:: Provided material ::
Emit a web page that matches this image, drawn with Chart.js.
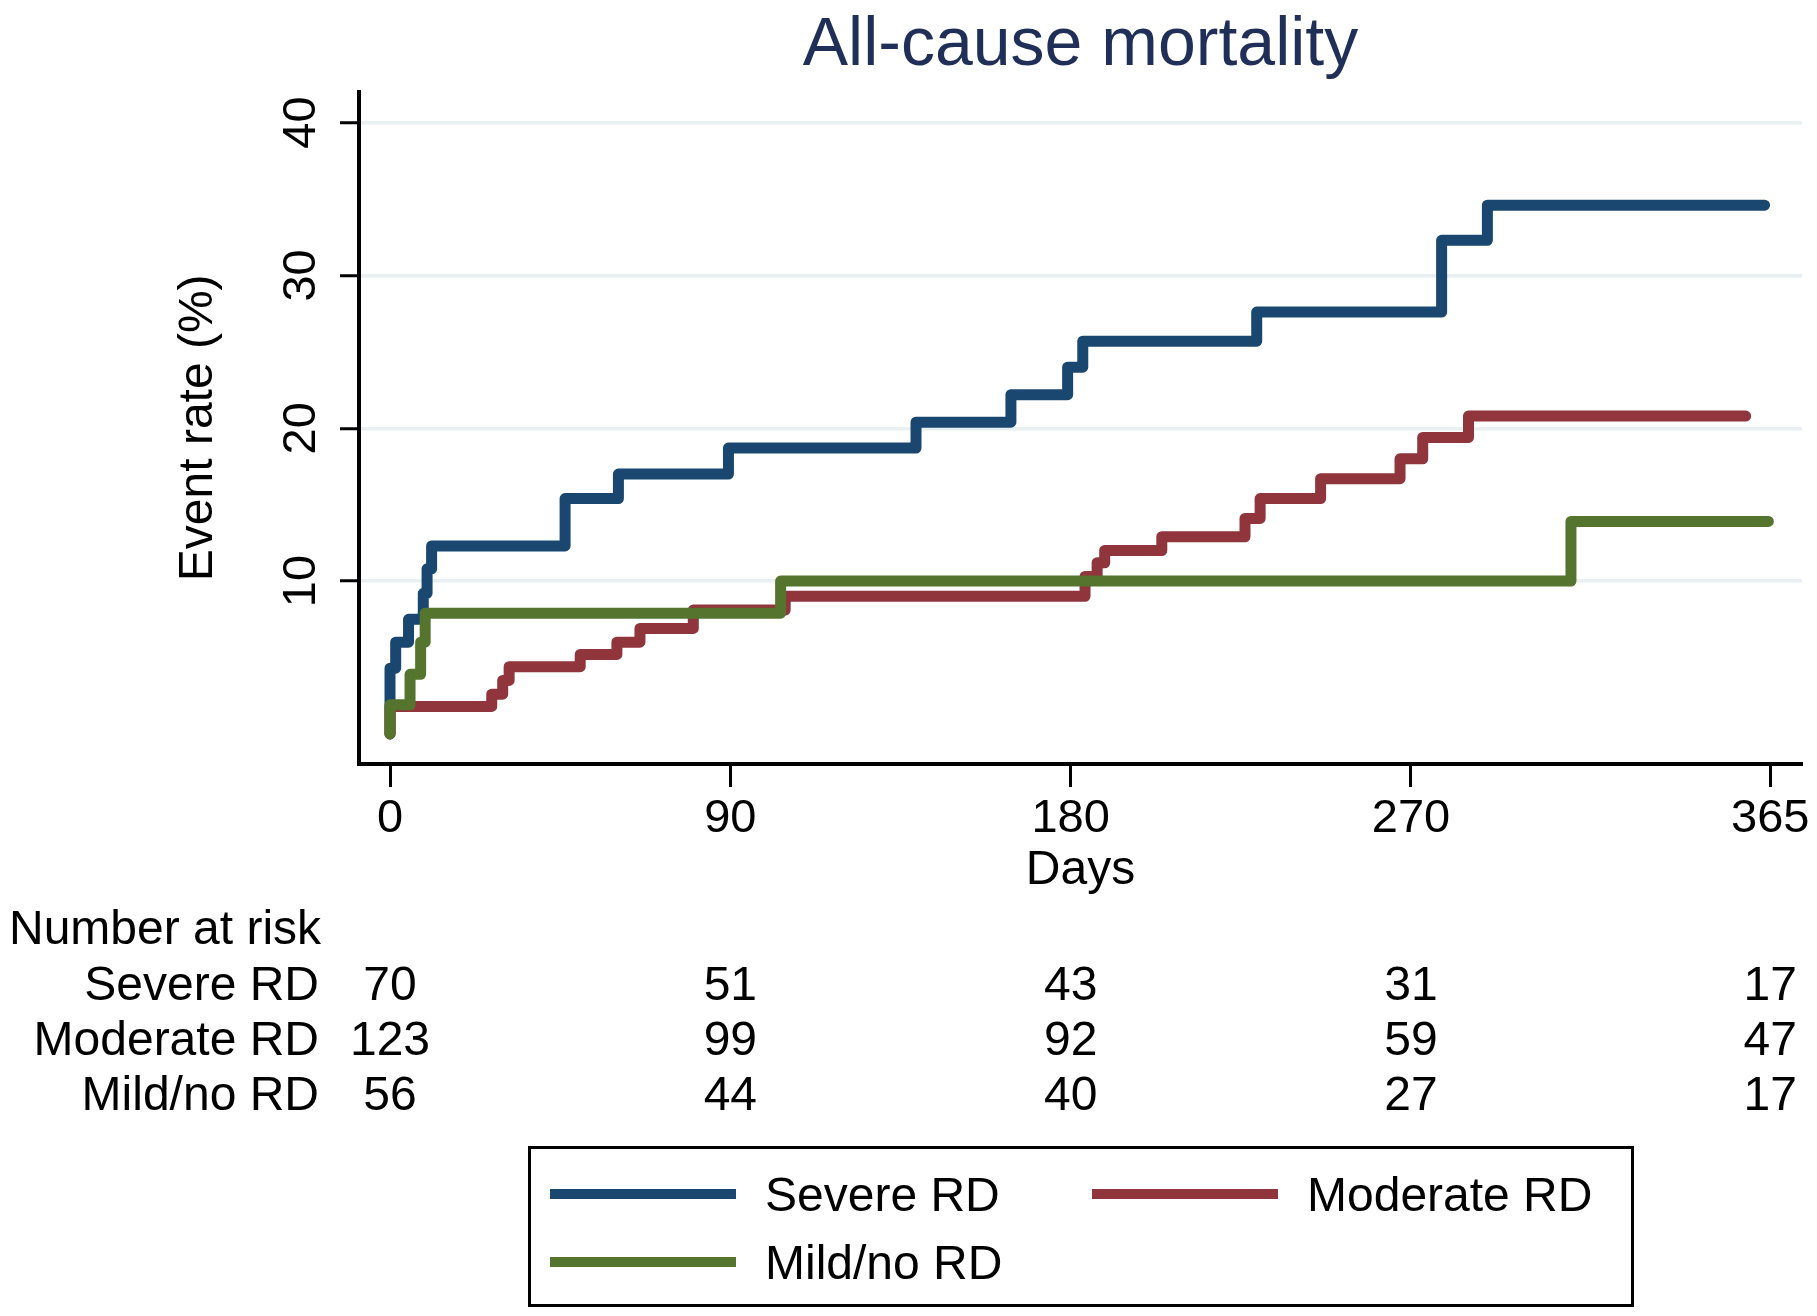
<!DOCTYPE html>
<html>
<head>
<meta charset="utf-8">
<title>All-cause mortality</title>
<script src="https://cdn.jsdelivr.net/npm/chart.js@4.4.1/dist/chart.umd.min.js"></script>
<style>
  html, body { margin: 0; padding: 0; background: #fff; }
  canvas { display: block; }
</style>
</head>
<body>
<canvas id="kmChart" width="1817" height="1316"></canvas>
<script>
// cumulative event rate (%) per group (day of step, value after step)
const severeDays = [0, 0, 1.5, 4.9, 8.8, 9.8, 11, 46.3, 60.4, 89.5, 139.1, 164.2, 179.2, 183.2, 229.2, 278.1, 290.2, 363.5];
const severeRate = [0, 4.3, 6.0, 7.5, 9.2, 10.8, 12.3, 15.4, 17.0, 18.7, 20.4, 22.2, 24.0, 25.7, 27.6, 32.3, 34.6, 34.6];

const moderateDays = [0, 0, 26.9, 29.8, 31.5, 50.3, 60, 66.1, 80.2, 104.5, 183.8, 187, 189, 204.1, 226.1, 230.1, 246.1, 267.1, 273.1, 285.2, 358.5];
const moderateRate = [0, 1.8, 2.6, 3.5, 4.4, 5.2, 6.0, 6.9, 8.1, 9.0, 10.3, 11.2, 12.0, 12.9, 14.1, 15.4, 16.7, 18.0, 19.4, 20.8, 20.8];

const mildDays = [0, 0, 5.3, 8.1, 9.3, 103.3, 312.3, 364.5];
const mildRate = [0, 1.9, 3.9, 6.0, 7.9, 10.0, 13.9, 13.9];

const xTicks = [0, 90, 180, 270, 365];
const yTicks = [10, 20, 30, 40];

// number at risk table
const groups = ['Severe RD', 'Moderate RD', 'Mild/no RD'];
const atRiskSevere = [70, 51, 43, 31, 17];
const atRiskModerate = [123, 99, 92, 59, 47];
const atRiskMild = [56, 44, 40, 27, 17];

const colors = ['#1a476f', '#90353b', '#55752f'];
const FAMILY = "'Liberation Sans', Arial, Helvetica, sans-serif";

function series(label, days, rate, color, order) {
    return {
        label: label,
        data: days.map((d, i) => ({ x: d, y: rate[i] })),
        borderColor: color,
        borderWidth: 11,
        stepped: 'before',
        pointRadius: 0,
        borderCapStyle: 'round',
        borderJoinStyle: 'round',
        fill: false,
        order: order
    };
}

// risk table + boxed legend under the axis
const riskTable = {
    id: 'riskTable',
    afterDraw(chart) {
        const ctx = chart.ctx;
        const xs = chart.scales.x;
        ctx.save();
        ctx.fillStyle = '#000';
        ctx.font = '48px ' + FAMILY;
        ctx.textBaseline = 'middle';
        ctx.textAlign = 'left';
        ctx.fillText('Number at risk', 9, 931);

        const rows = [atRiskSevere, atRiskModerate, atRiskMild];
        const rowY = [987, 1042, 1097];
        rows.forEach((row, i) => {
            ctx.textAlign = 'right';
            ctx.fillText(groups[i], 319, rowY[i]);
            ctx.textAlign = 'center';
            row.forEach((n, j) => {
                ctx.fillText(String(n), xs.getPixelForValue(xTicks[j]), rowY[i]);
            });
        });

        // legend
        ctx.lineWidth = 3;
        ctx.strokeStyle = '#000';
        ctx.strokeRect(529.5, 1147.5, 1103, 158);
        const spots = [[550, 1194], [1092, 1194], [550, 1262]];
        spots.forEach((p, i) => {
            ctx.fillStyle = colors[i];
            ctx.fillRect(p[0], p[1] - 5, 186, 10);
            ctx.fillStyle = '#000';
            ctx.textAlign = 'left';
            ctx.fillText(groups[i], p[0] + 215, p[1] + 4);
        });
        ctx.restore();
    }
};

const ctx = document.getElementById('kmChart').getContext('2d');
new Chart(ctx, {
    type: 'line',
    data: {
        datasets: [
            series('Severe RD', severeDays, severeRate, colors[0], 3),
            series('Moderate RD', moderateDays, moderateRate, colors[1], 2),
            series('Mild/no RD', mildDays, mildRate, colors[2], 1)
        ]
    },
    options: {
        responsive: false,
        devicePixelRatio: 1,
        animation: false,
        events: [],
        layout: { padding: { left: 0, right: 15, top: 0, bottom: 412 } },
        scales: {
            x: {
                type: 'linear',
                min: -8.2,
                max: 373.4,
                afterBuildTicks: s => { s.ticks = xTicks.map(v => ({ value: v })); },
                afterFit: s => { s.height = 140; },
                grid: { drawOnChartArea: false, tickLength: 23, tickWidth: 3, tickColor: '#000' },
                border: { color: '#000', width: 4 },
                ticks: {
                    color: '#000',
                    padding: 4,
                    maxRotation: 0,
                    autoSkip: false,
                    font: { family: FAMILY, size: 47 }
                },
                title: {
                    display: true,
                    text: 'Days',
                    color: '#000',
                    padding: { top: 0, bottom: 4 },
                    font: { family: FAMILY, size: 48 }
                }
            },
            y: {
                type: 'linear',
                min: -1.97,
                max: 42.03,
                afterBuildTicks: s => { s.ticks = yTicks.map(v => ({ value: v })); },
                afterFit: s => { s.width = 359; },
                grid: { color: '#e8f0f1', lineWidth: 3.5, tickLength: 19, tickWidth: 3, tickColor: '#000' },
                border: { color: '#000', width: 4 },
                ticks: {
                    color: '#000',
                    padding: 12,
                    minRotation: 90,
                    maxRotation: 90,
                    crossAlign: 'center',
                    font: { family: FAMILY, size: 47 }
                },
                title: {
                    display: true,
                    text: 'Event rate (%)',
                    color: '#000',
                    padding: { top: 170, bottom: 0 },
                    font: { family: FAMILY, size: 48 }
                }
            }
        },
        plugins: {
            legend: { display: false },
            tooltip: { enabled: false },
            title: {
                display: true,
                text: 'All-cause mortality',
                color: '#1f2f57',
                fullSize: false,
                padding: { top: 5, bottom: 5 },
                font: { family: FAMILY, size: 68, weight: 'normal' }
            }
        }
    },
    plugins: [riskTable]
});
</script>
</body>
</html>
:::
* Required work
Repeat only what lies between the start of the data and the end of the line containing "const yTicks = [10, 20, 30, 40];", exactly, with pictures left out.

* The completed task
Emit a web page that matches this image, drawn with Chart.js.
<!DOCTYPE html>
<html>
<head>
<meta charset="utf-8">
<title>All-cause mortality</title>
<script src="https://cdn.jsdelivr.net/npm/chart.js@4.4.1/dist/chart.umd.min.js"></script>
<style>
  html, body { margin: 0; padding: 0; background: #fff; }
  canvas { display: block; }
</style>
</head>
<body>
<canvas id="kmChart" width="1817" height="1316"></canvas>
<script>
// cumulative event rate (%) per group (day of step, value after step)
const severeDays = [0, 0, 1.5, 4.9, 8.8, 9.8, 11, 46.3, 60.4, 89.5, 139.1, 164.2, 179.2, 183.2, 229.2, 278.1, 290.2, 363.5];
const severeRate = [0, 4.3, 6.0, 7.5, 9.2, 10.8, 12.3, 15.4, 17.0, 18.7, 20.4, 22.2, 24.0, 25.7, 27.6, 32.3, 34.6, 34.6];

const moderateDays = [0, 0, 26.9, 29.8, 31.5, 50.3, 60, 66.1, 80.2, 104.5, 183.8, 187, 189, 204.1, 226.1, 230.1, 246.1, 267.1, 273.1, 285.2, 358.5];
const moderateRate = [0, 1.8, 2.6, 3.5, 4.4, 5.2, 6.0, 6.9, 8.1, 9.0, 10.3, 11.2, 12.0, 12.9, 14.1, 15.4, 16.7, 18.0, 19.4, 20.8, 20.8];

const mildDays = [0, 0, 5.3, 8.1, 9.3, 103.3, 312.3, 364.5];
const mildRate = [0, 1.9, 3.9, 6.0, 7.9, 10.0, 13.9, 13.9];

const xTicks = [0, 90, 180, 270, 365];
const yTicks = [10, 20, 30, 40];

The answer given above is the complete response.